'''

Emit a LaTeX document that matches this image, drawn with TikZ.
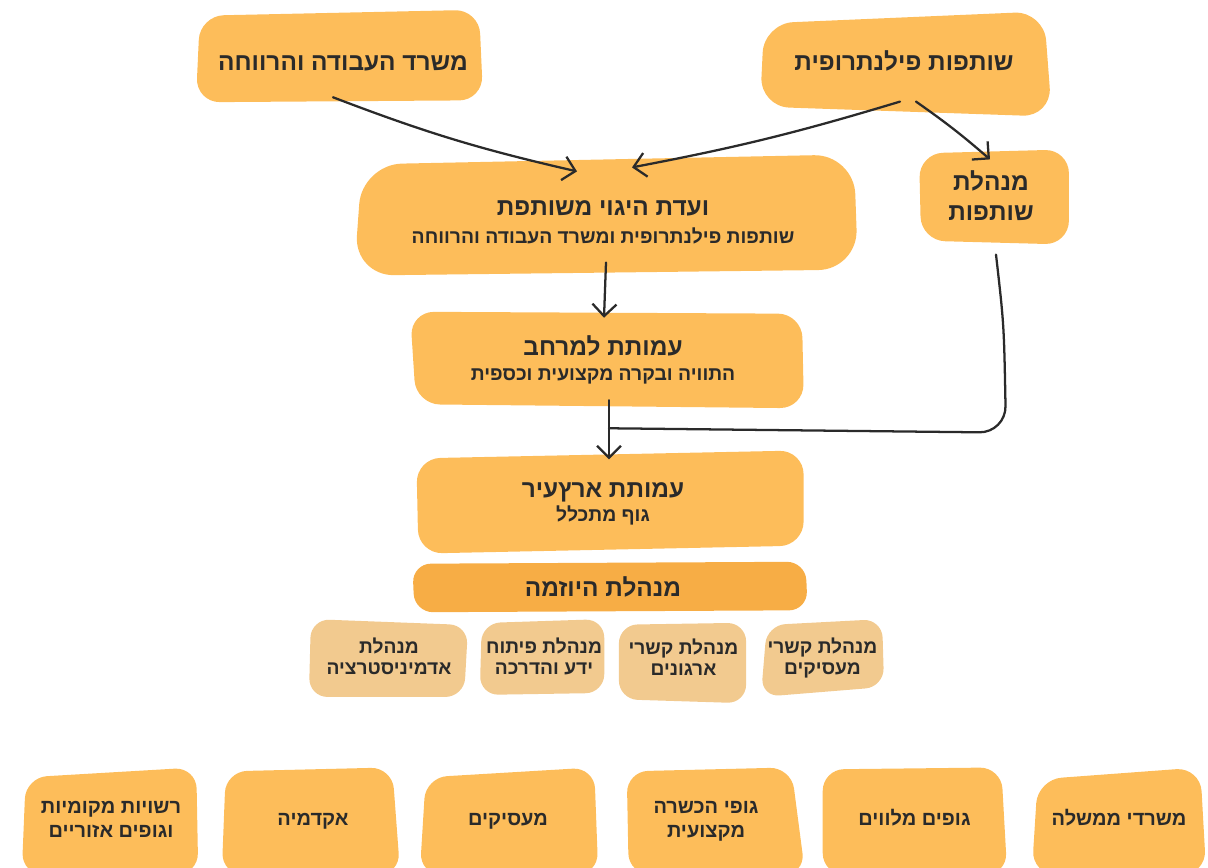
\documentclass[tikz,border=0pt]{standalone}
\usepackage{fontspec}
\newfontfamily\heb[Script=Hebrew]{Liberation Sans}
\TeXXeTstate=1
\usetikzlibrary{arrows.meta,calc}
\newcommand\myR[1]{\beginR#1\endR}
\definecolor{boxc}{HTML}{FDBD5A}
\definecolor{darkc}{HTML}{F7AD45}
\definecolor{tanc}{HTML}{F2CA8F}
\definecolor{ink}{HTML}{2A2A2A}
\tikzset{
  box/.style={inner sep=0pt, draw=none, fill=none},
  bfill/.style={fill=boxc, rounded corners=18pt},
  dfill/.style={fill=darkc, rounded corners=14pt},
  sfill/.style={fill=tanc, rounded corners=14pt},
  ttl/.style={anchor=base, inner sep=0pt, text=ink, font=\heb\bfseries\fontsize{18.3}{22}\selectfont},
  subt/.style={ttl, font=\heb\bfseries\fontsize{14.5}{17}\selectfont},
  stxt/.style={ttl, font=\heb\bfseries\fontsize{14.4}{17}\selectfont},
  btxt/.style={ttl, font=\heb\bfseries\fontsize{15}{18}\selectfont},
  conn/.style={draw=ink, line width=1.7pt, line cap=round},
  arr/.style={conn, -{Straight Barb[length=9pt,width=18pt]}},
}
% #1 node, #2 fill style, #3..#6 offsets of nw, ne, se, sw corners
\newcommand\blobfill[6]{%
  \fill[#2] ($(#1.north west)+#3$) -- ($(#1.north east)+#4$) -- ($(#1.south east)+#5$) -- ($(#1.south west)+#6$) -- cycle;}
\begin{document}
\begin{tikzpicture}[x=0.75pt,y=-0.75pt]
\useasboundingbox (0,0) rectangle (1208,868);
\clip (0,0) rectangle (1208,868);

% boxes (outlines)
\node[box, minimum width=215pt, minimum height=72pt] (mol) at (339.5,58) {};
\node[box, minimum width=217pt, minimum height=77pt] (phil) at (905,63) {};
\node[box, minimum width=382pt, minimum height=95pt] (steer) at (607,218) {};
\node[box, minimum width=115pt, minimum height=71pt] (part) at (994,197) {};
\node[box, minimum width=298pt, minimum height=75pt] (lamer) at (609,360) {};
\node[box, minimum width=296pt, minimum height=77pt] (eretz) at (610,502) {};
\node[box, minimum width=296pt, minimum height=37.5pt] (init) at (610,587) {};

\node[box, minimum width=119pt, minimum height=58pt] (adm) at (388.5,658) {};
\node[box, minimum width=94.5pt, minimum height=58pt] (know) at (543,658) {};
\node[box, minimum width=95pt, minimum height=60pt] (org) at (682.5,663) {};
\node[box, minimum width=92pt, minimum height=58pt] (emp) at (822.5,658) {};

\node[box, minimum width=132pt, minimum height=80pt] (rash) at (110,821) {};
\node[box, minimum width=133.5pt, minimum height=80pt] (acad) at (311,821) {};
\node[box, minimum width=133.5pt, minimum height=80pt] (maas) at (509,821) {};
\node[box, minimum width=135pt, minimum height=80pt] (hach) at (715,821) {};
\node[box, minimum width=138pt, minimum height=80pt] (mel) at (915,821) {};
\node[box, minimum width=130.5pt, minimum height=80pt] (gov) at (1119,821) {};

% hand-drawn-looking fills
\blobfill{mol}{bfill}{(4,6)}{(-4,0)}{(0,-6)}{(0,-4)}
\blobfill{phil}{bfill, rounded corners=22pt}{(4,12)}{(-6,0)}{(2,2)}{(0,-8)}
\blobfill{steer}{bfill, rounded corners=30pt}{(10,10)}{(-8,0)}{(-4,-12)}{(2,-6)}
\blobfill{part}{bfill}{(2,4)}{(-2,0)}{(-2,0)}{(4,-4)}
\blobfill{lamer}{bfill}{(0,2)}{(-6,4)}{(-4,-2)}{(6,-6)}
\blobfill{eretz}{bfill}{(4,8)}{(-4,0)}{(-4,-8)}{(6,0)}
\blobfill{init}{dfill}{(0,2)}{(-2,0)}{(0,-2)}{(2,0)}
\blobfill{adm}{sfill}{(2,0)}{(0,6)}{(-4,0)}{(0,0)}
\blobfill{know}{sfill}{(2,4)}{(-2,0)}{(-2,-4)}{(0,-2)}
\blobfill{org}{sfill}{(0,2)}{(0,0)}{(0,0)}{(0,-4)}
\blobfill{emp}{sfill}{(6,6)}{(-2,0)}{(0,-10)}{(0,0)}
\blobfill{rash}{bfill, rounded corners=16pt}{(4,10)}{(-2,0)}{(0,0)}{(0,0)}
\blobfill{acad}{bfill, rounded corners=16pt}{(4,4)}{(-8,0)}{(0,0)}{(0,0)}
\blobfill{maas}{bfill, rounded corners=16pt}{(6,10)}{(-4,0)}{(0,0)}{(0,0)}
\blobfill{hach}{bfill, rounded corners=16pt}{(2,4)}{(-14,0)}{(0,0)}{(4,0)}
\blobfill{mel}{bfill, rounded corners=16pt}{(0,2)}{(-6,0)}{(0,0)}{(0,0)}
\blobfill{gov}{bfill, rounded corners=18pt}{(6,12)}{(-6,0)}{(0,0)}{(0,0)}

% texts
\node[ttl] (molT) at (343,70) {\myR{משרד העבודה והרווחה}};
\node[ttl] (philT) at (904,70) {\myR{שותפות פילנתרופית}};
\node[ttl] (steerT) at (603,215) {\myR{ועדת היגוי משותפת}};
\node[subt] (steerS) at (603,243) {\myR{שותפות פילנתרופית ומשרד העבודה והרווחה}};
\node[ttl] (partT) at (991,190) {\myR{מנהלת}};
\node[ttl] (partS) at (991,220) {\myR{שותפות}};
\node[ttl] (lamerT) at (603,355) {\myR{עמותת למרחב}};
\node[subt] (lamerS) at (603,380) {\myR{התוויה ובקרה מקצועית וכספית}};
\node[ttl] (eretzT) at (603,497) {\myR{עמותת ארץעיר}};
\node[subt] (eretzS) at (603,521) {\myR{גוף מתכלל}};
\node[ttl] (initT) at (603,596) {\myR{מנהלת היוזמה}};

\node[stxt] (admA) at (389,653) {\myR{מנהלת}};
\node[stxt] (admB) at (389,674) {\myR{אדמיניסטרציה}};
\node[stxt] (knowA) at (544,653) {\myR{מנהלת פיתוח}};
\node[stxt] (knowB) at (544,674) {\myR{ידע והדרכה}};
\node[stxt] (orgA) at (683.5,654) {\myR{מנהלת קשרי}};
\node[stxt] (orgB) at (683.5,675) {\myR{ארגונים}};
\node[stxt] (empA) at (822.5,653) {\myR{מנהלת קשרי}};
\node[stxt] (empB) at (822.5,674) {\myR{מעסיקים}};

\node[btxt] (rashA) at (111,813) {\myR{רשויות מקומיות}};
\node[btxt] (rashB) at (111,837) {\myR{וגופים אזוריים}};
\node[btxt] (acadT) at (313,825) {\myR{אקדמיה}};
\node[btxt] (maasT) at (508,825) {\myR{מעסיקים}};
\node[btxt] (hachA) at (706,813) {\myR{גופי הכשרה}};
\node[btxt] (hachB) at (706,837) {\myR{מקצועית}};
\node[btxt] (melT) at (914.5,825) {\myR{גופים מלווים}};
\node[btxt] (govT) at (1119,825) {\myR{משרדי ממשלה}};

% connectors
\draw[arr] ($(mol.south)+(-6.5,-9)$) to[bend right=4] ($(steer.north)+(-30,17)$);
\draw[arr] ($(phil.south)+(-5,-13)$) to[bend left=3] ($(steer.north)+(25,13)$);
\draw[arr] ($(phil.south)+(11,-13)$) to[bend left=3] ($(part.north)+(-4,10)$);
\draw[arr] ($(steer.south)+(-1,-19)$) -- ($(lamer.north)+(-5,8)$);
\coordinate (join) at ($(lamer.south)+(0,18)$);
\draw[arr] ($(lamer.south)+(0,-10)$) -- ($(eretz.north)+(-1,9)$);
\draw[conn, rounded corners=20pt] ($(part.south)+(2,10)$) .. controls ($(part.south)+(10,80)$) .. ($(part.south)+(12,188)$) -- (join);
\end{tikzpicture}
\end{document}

'''

### WHAT TO PRODUCE
Look at the listing and set down only the lines from its start through the line with "width=296pt, minimum height=37.5pt]", word for word and without pictures.

### RESPONSE
Emit a LaTeX document that matches this image, drawn with TikZ.
\documentclass[tikz,border=0pt]{standalone}
\usepackage{fontspec}
\newfontfamily\heb[Script=Hebrew]{Liberation Sans}
\TeXXeTstate=1
\usetikzlibrary{arrows.meta,calc}
\newcommand\myR[1]{\beginR#1\endR}
\definecolor{boxc}{HTML}{FDBD5A}
\definecolor{darkc}{HTML}{F7AD45}
\definecolor{tanc}{HTML}{F2CA8F}
\definecolor{ink}{HTML}{2A2A2A}
\tikzset{
  box/.style={inner sep=0pt, draw=none, fill=none},
  bfill/.style={fill=boxc, rounded corners=18pt},
  dfill/.style={fill=darkc, rounded corners=14pt},
  sfill/.style={fill=tanc, rounded corners=14pt},
  ttl/.style={anchor=base, inner sep=0pt, text=ink, font=\heb\bfseries\fontsize{18.3}{22}\selectfont},
  subt/.style={ttl, font=\heb\bfseries\fontsize{14.5}{17}\selectfont},
  stxt/.style={ttl, font=\heb\bfseries\fontsize{14.4}{17}\selectfont},
  btxt/.style={ttl, font=\heb\bfseries\fontsize{15}{18}\selectfont},
  conn/.style={draw=ink, line width=1.7pt, line cap=round},
  arr/.style={conn, -{Straight Barb[length=9pt,width=18pt]}},
}
% #1 node, #2 fill style, #3..#6 offsets of nw, ne, se, sw corners
\newcommand\blobfill[6]{%
  \fill[#2] ($(#1.north west)+#3$) -- ($(#1.north east)+#4$) -- ($(#1.south east)+#5$) -- ($(#1.south west)+#6$) -- cycle;}
\begin{document}
\begin{tikzpicture}[x=0.75pt,y=-0.75pt]
\useasboundingbox (0,0) rectangle (1208,868);
\clip (0,0) rectangle (1208,868);

% boxes (outlines)
\node[box, minimum width=215pt, minimum height=72pt] (mol) at (339.5,58) {};
\node[box, minimum width=217pt, minimum height=77pt] (phil) at (905,63) {};
\node[box, minimum width=382pt, minimum height=95pt] (steer) at (607,218) {};
\node[box, minimum width=115pt, minimum height=71pt] (part) at (994,197) {};
\node[box, minimum width=298pt, minimum height=75pt] (lamer) at (609,360) {};
\node[box, minimum width=296pt, minimum height=77pt] (eretz) at (610,502) {};
\node[box, minimum width=296pt, minimum height=37.5pt] (init) at (610,587) {};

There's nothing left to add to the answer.